A shift into cyclical stocks and away from bond proxies was already under way prior to the culmination of the election campaign. If there has been a Trump effect, it has been to accelerate the market rotation that had its roots in economic trends, not political ones, Mr. Burrows said.

Early in the year, investors were still very much in favour of defensive stocks, which offer some shelter from economic cycles, and those paying dividends, which act as substitutes for bonds in a low-rate era.

Declining bond yields kept existing market trends in place and maintained the global appetite for higher-yield sectors, such as utilities, telecoms, and REITs.

The trend reversed around midyear, making winners of losers, and losers of winners.

At the time, the wisdom behind perpetually low and negative interest rates started to come increasingly into question. And the yields on benchmark bonds, such as the U.S. 10-year Treasury, began to rise.

That change relegated yield-heavy U.S. sectors to the bottom of the leaderboard. From the end of June, up to election day, the S&P 500's worst performers were telecom, real estate and utilities. Same for the TSX, in addition to materials stocks, as commodity prices took a hit.

The leading sectors over that same time, up to the close of trading before Mr. Trump won, were technology stocks, financials and industrials – all generally considered to be cyclical. Again, the same pattern was clear in the Canadian stock market.

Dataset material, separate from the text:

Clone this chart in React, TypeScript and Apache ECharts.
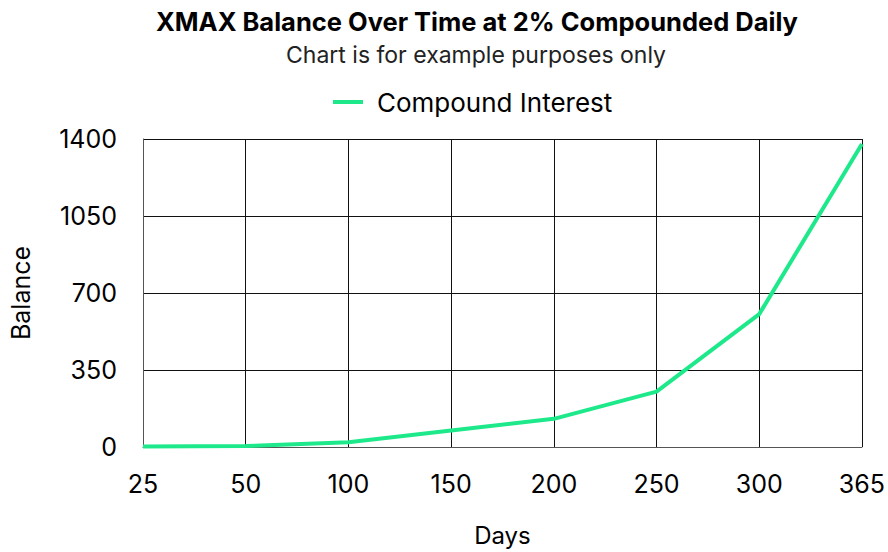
import React, { useEffect, useRef } from "react";
import * as echarts from "echarts";

const days = ["25", "50", "100", "150", "200", "250", "300", "365"];
const balance = [2, 4, 22, 75, 128, 252, 604, 1377];
const yTicks = { min: 0, max: 1400, interval: 350 };

const FONT = "Inter, 'Noto Sans', sans-serif";

export default function App() {
  const ref = useRef<HTMLDivElement>(null);
  useEffect(() => {
    if (!ref.current) return;
    const chart = echarts.init(ref.current, undefined, { renderer: "svg" });
    chart.setOption({
      animation: false,
      backgroundColor: "#ffffff",
      textStyle: { fontFamily: FONT, color: "#000" },
      title: [
        {
          text: "XMAX Balance Over Time at 2% Compounded Daily",
          left: 477,
          top: 8,
          padding: 0,
          textAlign: "center",
          textStyle: { fontFamily: FONT, fontSize: 25.5, fontWeight: "bold", color: "#000" },
        },
        {
          text: "Chart is for example purposes only",
          left: 476,
          top: 43,
          padding: 0,
          textAlign: "center",
          textStyle: { fontFamily: FONT, fontSize: 23, fontWeight: "normal", color: "#222" },
        },
      ],
      legend: {
        data: ["Compound Interest"],
        top: 84,
        left: 328,
        icon: "rect",
        itemWidth: 30,
        itemHeight: 4,
        textStyle: { fontFamily: FONT, fontSize: 26, color: "#000", padding: [0, 0, 0, 9] },
      },
      grid: { left: 142, right: 24, top: 139, bottom: 102, containLabel: false },
      xAxis: {
        type: "category",
        data: days,
        boundaryGap: false,
        name: "Days",
        nameLocation: "middle",
        nameGap: 76,
        nameTextStyle: { fontFamily: FONT, fontSize: 24, color: "#000" },
        axisLine: { show: true, lineStyle: { color: "#555", width: 1 } },
        axisTick: { show: false },
        axisLabel: { fontFamily: FONT, fontSize: 25, color: "#000", margin: 24 },
        splitLine: { show: true, lineStyle: { color: "#111", width: 1 } },
      },
      yAxis: {
        type: "value",
        min: yTicks.min,
        max: yTicks.max,
        interval: yTicks.interval,
        name: "Balance",
        nameLocation: "middle",
        nameGap: 110,
        nameTextStyle: { fontFamily: FONT, fontSize: 25, color: "#000" },
        axisLine: { show: true, lineStyle: { color: "#555", width: 1 } },
        axisTick: { show: false },
        axisLabel: {
          fontFamily: FONT,
          fontSize: 25,
          color: "#000",
          margin: 26,
          formatter: (v: number) => String(v),
        },
        splitLine: { show: true, lineStyle: { color: "#111", width: 1 } },
      },
      series: [
        {
          name: "Compound Interest",
          type: "line",
          data: balance,
          showSymbol: false,
          symbol: "none",
          lineStyle: { color: "#1DE98B", width: 4 },
          itemStyle: { color: "#1DE98B" },
        },
      ],
    });
    return () => chart.dispose();
  }, []);
  return (
    <div
      ref={ref}
      style={{ position: "absolute", left: 0, top: 0, width: 888, height: 552 }}
    />
  );
}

And those trends have mostly held up in the aftermath of the election, despite the fact that the market had been expecting a Hillary Clinton victory. In certain ways, Mr. Trump's win has served to amplify existing, emerging patterns, Mr. Burrows said.

On an index basis, U.S. stocks are up by an impressive, but hardly spectacular, 2 per cent to 3 per cent over the past two weeks of trading.

"However, this understates the massive rotation that is occurring between asset classes and groups of stocks," Jonathan Golub, chief U.S. market strategist at Royal Bank of Canada's investment arm, said in a note.

U.S. bank stocks, in particular, have surged in value in anticipation of a less onerous regulatory regime for financial institutions under Mr. Trump, who has promised to scrap the Dodd-Frank Act.

Since Nov. 8, the S&P 500 banks index has risen by nearly 15 per cent, which represents the strongest postelection reaction to a first-term president going back to Herbert Hoover in 1928, according to Quartz.

Canadian financials stocks have largely followed suit, though they've been bested by energy stocks over the past two weeks.